## BEGIN
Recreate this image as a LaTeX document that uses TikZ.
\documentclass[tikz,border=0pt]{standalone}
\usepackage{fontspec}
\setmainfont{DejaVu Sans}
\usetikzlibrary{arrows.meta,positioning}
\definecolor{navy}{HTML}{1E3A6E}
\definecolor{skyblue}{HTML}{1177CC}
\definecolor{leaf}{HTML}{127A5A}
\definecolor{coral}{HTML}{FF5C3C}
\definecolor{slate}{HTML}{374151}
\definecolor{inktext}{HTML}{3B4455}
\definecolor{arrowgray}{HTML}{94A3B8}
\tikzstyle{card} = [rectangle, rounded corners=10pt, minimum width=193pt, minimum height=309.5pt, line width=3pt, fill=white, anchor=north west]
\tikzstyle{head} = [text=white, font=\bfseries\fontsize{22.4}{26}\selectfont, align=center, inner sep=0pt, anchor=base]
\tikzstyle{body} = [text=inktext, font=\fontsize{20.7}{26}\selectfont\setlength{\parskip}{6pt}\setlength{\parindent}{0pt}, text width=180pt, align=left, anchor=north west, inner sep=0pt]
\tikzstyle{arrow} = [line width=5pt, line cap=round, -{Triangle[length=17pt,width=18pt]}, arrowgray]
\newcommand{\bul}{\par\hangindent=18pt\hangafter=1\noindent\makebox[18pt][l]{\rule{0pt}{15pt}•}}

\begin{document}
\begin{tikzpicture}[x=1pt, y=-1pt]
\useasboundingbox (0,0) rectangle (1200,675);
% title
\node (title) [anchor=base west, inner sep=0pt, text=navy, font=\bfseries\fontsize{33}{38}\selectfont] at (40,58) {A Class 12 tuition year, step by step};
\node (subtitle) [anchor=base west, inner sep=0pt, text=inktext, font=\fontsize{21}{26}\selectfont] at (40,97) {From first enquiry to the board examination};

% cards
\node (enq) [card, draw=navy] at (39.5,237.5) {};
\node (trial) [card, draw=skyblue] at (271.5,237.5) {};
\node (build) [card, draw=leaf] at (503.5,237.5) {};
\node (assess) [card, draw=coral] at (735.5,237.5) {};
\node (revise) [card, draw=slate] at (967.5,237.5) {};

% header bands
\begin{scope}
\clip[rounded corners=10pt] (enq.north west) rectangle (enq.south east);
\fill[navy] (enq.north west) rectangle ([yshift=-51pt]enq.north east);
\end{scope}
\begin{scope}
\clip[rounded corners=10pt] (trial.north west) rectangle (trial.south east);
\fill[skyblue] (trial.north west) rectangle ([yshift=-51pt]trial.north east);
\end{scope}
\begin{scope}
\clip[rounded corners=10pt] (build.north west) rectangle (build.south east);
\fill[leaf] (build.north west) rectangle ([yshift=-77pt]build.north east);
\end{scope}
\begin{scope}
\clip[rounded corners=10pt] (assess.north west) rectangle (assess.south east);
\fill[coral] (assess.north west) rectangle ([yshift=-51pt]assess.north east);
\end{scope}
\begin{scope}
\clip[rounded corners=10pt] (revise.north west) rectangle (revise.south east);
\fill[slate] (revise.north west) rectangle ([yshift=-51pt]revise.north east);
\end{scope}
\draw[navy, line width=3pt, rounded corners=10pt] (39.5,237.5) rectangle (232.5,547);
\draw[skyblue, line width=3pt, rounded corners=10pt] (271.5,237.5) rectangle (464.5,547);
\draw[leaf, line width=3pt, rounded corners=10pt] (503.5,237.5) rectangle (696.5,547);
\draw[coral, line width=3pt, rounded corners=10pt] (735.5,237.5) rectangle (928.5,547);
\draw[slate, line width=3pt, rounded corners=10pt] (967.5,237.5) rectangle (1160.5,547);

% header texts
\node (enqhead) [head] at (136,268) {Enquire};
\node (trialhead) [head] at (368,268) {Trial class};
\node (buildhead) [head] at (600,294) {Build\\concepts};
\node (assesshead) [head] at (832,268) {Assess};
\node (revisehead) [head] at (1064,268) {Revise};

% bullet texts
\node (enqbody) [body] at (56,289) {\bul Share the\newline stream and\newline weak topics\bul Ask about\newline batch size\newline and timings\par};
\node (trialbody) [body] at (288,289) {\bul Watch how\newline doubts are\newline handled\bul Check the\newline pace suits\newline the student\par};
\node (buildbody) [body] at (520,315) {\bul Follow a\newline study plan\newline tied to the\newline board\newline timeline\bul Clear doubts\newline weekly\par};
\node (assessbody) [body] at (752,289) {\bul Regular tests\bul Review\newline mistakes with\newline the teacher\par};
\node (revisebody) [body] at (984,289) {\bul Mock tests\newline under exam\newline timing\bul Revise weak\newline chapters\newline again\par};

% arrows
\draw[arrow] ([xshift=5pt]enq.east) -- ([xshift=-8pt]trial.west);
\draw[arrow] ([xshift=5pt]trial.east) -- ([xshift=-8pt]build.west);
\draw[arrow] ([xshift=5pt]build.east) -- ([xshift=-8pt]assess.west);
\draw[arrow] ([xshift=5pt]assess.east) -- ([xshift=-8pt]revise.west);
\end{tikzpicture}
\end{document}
## END
Problem =>
Reproduce only the lines from the top of the material through the one bearing "first enquiry to", each exactly as it stands.

Answer for the task =>
Recreate this image as a LaTeX document that uses TikZ.
\documentclass[tikz,border=0pt]{standalone}
\usepackage{fontspec}
\setmainfont{DejaVu Sans}
\usetikzlibrary{arrows.meta,positioning}
\definecolor{navy}{HTML}{1E3A6E}
\definecolor{skyblue}{HTML}{1177CC}
\definecolor{leaf}{HTML}{127A5A}
\definecolor{coral}{HTML}{FF5C3C}
\definecolor{slate}{HTML}{374151}
\definecolor{inktext}{HTML}{3B4455}
\definecolor{arrowgray}{HTML}{94A3B8}
\tikzstyle{card} = [rectangle, rounded corners=10pt, minimum width=193pt, minimum height=309.5pt, line width=3pt, fill=white, anchor=north west]
\tikzstyle{head} = [text=white, font=\bfseries\fontsize{22.4}{26}\selectfont, align=center, inner sep=0pt, anchor=base]
\tikzstyle{body} = [text=inktext, font=\fontsize{20.7}{26}\selectfont\setlength{\parskip}{6pt}\setlength{\parindent}{0pt}, text width=180pt, align=left, anchor=north west, inner sep=0pt]
\tikzstyle{arrow} = [line width=5pt, line cap=round, -{Triangle[length=17pt,width=18pt]}, arrowgray]
\newcommand{\bul}{\par\hangindent=18pt\hangafter=1\noindent\makebox[18pt][l]{\rule{0pt}{15pt}•}}

\begin{document}
\begin{tikzpicture}[x=1pt, y=-1pt]
\useasboundingbox (0,0) rectangle (1200,675);
% title
\node (title) [anchor=base west, inner sep=0pt, text=navy, font=\bfseries\fontsize{33}{38}\selectfont] at (40,58) {A Class 12 tuition year, step by step};
\node (subtitle) [anchor=base west, inner sep=0pt, text=inktext, font=\fontsize{21}{26}\selectfont] at (40,97) {From first enquiry to the board examination};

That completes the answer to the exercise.